之后的几日,六部的人每次上值,都能看到公廨门口停着的牛车。车上拴着的小牛摇头摆尾地啃草料,时不时从鼻中发出惬意的“呼呼”声,让他们这些苦兮兮坐在公廨里面埋头案牍的人分外羡慕,是以每日下衙之后,大家都爱去公廨门口摸摸它的脑袋,寄托寄托对自己未来生活的期许,就连隔了一条街的御史台和三司也有不少人跟风。
这头小牛犊就这么出其不意地在京朝官之中走红了,连带着每日带着牛来的叶斐然与谢云开也小小的火了一把。
直到春俸发放,叶斐然与谢云开改成了骑马上班,大家还会时不时怀念一番原来在公廨门口“哞哞”叫唤的小牛,更有甚者,还专门买了牛车用以每日上下衙,此乃后话。
买马一事是叶斐然早就计划好的,而谢云开是因为坐了几日犊车,顿觉双腿得到了解放,便再也不想走路了。
用谢云开自己的话来说,这就叫做“由俭入奢易,由奢入简难”。
而三司那边,因着乔辞的一通大清洗,部署内欺诈作假的人少了,办事的效率自然也就高了起来。本以为还需要一阵子才能做出来的犯官赵敬的赃罚钱明细,也提前了好些天就送到了乔辞的手中。
乔辞本打算叫叶斐然来取账簿,小吏曾石却在这个时候进来:“乔大人,内藏库那边前来提此次赃资的人来了。”
乔辞的黛眉微蹙:“他们便这么心急?”
这话曾石不太好答,便只挠了挠头道:“大人要亲自过去看看么?还是让左藏库监官直接开库门就好?”
内藏库属于今上的私库,掌管者通常为内侍。如今内侍机构分为内侍省与入内内侍省两省,前者为虚衔,权力早就被与皇帝更为亲近的入内内侍省架空,所以管理内藏的权力自然也落入在入内内侍省手中。

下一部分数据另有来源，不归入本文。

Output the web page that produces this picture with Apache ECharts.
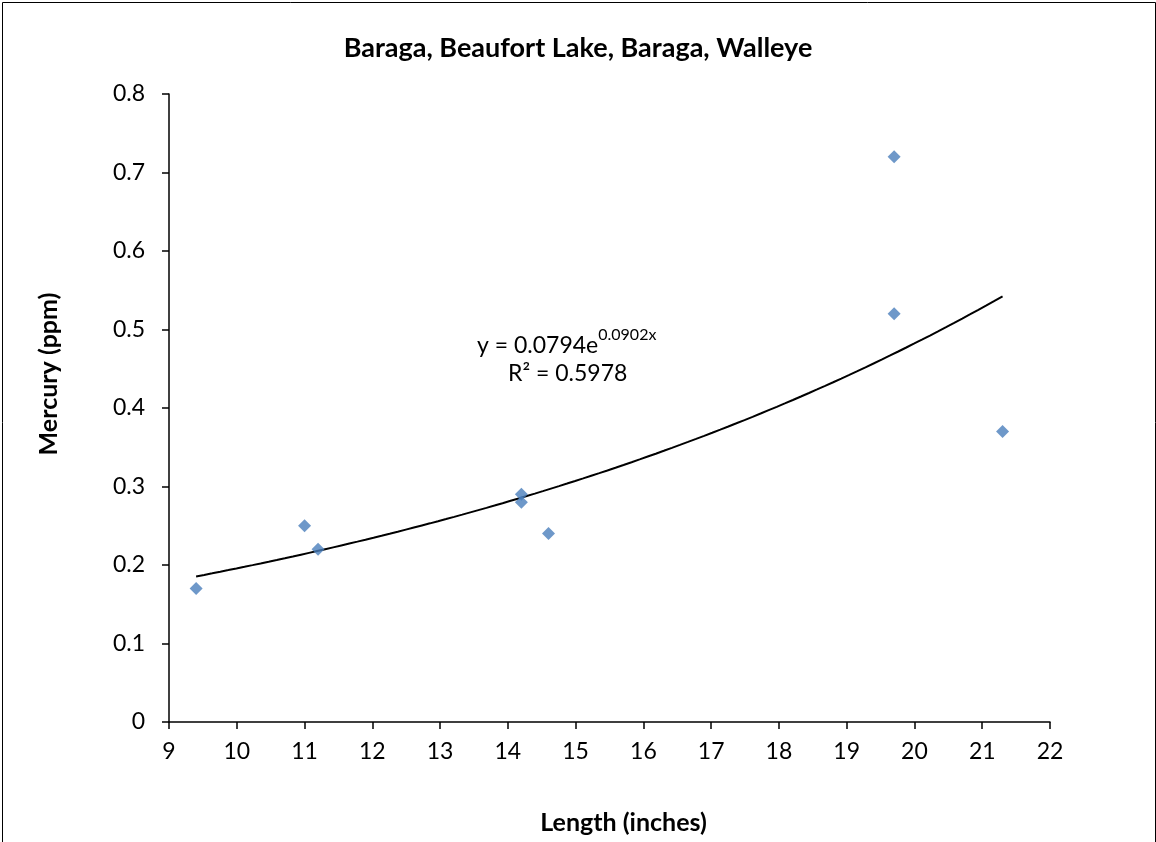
<!DOCTYPE html>
<html>
<head>
<meta charset="utf-8">
<script src="https://cdn.jsdelivr.net/npm/echarts@6/dist/echarts.min.js"></script>
<style>
html,body{margin:0;padding:0;background:#fff;}
#chart{width:1156px;height:842px;}
</style>
</head>
<body>
<div id="chart"></div>
<script>
// Data
var lengths = [9.4, 11.0, 11.2, 14.2, 14.2, 14.6, 19.7, 19.7, 21.3];
var mercury = [0.17, 0.25, 0.22, 0.29, 0.28, 0.24, 0.72, 0.52, 0.37];
// Excel exponential trendline y = a * e^(b x), shown on chart
var trendCoef = [0.0794, 0.0902];
var trendR2 = 0.5978;
var xTicks = [9, 22, 1];
var yTicks = [0, 0.8, 0.1];

var FONT = 'Lato, "Open Sans", sans-serif';
var pts = lengths.map(function (x, i) { return [x, mercury[i]]; });
var xMin = Math.min.apply(null, lengths), xMax = Math.max.apply(null, lengths);
var trend = [];
for (var k = 0; k <= 100; k++) {
  var xx = xMin + (xMax - xMin) * k / 100;
  trend.push([xx, trendCoef[0] * Math.exp(trendCoef[1] * xx)]);
}

var chart = echarts.init(document.getElementById('chart'));
chart.setOption({
  backgroundColor: '#fff',
  animation: false,
  title: {
    text: 'Baraga, Beaufort Lake, Baraga, Walleye',
    left: 'center', top: 30,
    textStyle: { fontFamily: FONT, fontSize: 27, fontWeight: 'bold', color: '#000' }
  },
  grid: { left: 169, right: 106, top: 94, bottom: 120 },
  xAxis: {
    type: 'value', min: xTicks[0], max: xTicks[1], interval: xTicks[2],
    name: 'Length (inches)', nameLocation: 'middle', nameGap: 88,
    nameTextStyle: { fontFamily: FONT, fontSize: 25, fontWeight: 'bold', color: '#000', padding: [0, 0, 0, 28] },
    axisLine: { show: true, onZero: false, lineStyle: { color: '#000', width: 1.5 } },
    axisTick: { show: true, length: 7, lineStyle: { color: '#000', width: 1.5 } },
    axisLabel: { fontFamily: FONT, fontSize: 23, color: '#000', margin: 18 },
    splitLine: { show: false }
  },
  yAxis: {
    type: 'value', min: yTicks[0], max: yTicks[1], interval: yTicks[2],
    name: 'Mercury (ppm)', nameLocation: 'middle', nameGap: 108, nameRotate: 90,
    nameTextStyle: { fontFamily: FONT, fontSize: 25, fontWeight: 'bold', color: '#000', padding: [0, 0, 0, 68] },
    axisLine: { show: true, lineStyle: { color: '#000', width: 1.5 } },
    axisTick: { show: true, length: 7, lineStyle: { color: '#000', width: 1.5 } },
    axisLabel: { fontFamily: FONT, fontSize: 23, color: '#000', margin: 24,
      formatter: function (v) { return Math.round(v * 10) / 10 + ''; } },
    splitLine: { show: false }
  },
  series: [
    {
      type: 'line', data: trend, showSymbol: false, smooth: false,
      lineStyle: { color: '#000', width: 2 }, z: 2, silent: true
    },
    {
      type: 'scatter', data: pts, symbol: 'diamond', symbolSize: 13,
      itemStyle: { color: '#4a7ebb' }, z: 3
    }
  ],
  graphic: [
    {
      type: 'rect', left: 0, top: 0,
      shape: { x: 0.5, y: 0.5, width: 1153, height: 840 },
      style: { fill: 'none', stroke: '#000', lineWidth: 1 }, silent: true
    },
    {
      type: 'text', left: 477, top: 327,
      style: {
        rich: {
          a: { fontFamily: FONT, fontSize: 23, color: '#000', lineHeight: 30, verticalAlign: 'bottom' },
          s: { fontFamily: FONT, fontSize: 16, color: '#000', lineHeight: 30, verticalAlign: 'top' }
        },
        text: '{a|y = ' + trendCoef[0] + 'e}{s|' + trendCoef[1] + 'x}'
      }
    },
    {
      type: 'text', left: 508, top: 362,
      style: { text: 'R² = ' + trendR2, fontFamily: FONT, fontSize: 23, fill: '#000' }
    }
  ]
});
</script>
</body>
</html>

入内内侍省的人常侍奉在今上左右,都是为今上的心腹,所以与他们打交道时需要尤其谨慎,今天有一句话与他们不对付,明天他们便能在今上面前抹黑你几笔,至时死都不知道是怎么死的。
“我亲自过去罢。”乔辞不放心道,“三司之中不想把这笔赃资给内藏的大有人在,我怕他们闹事。”
虽然乔辞也不主张将此次的赃罚钱分给内藏,但是如今程序都在陶恕的威压下走完了,内藏来提赃资是名正言顺,这钱不给是不行的。
乔辞吩咐曾石将赵敬赃资的明细送去给叶斐然,理了理自己身上的公服,起身走了出去。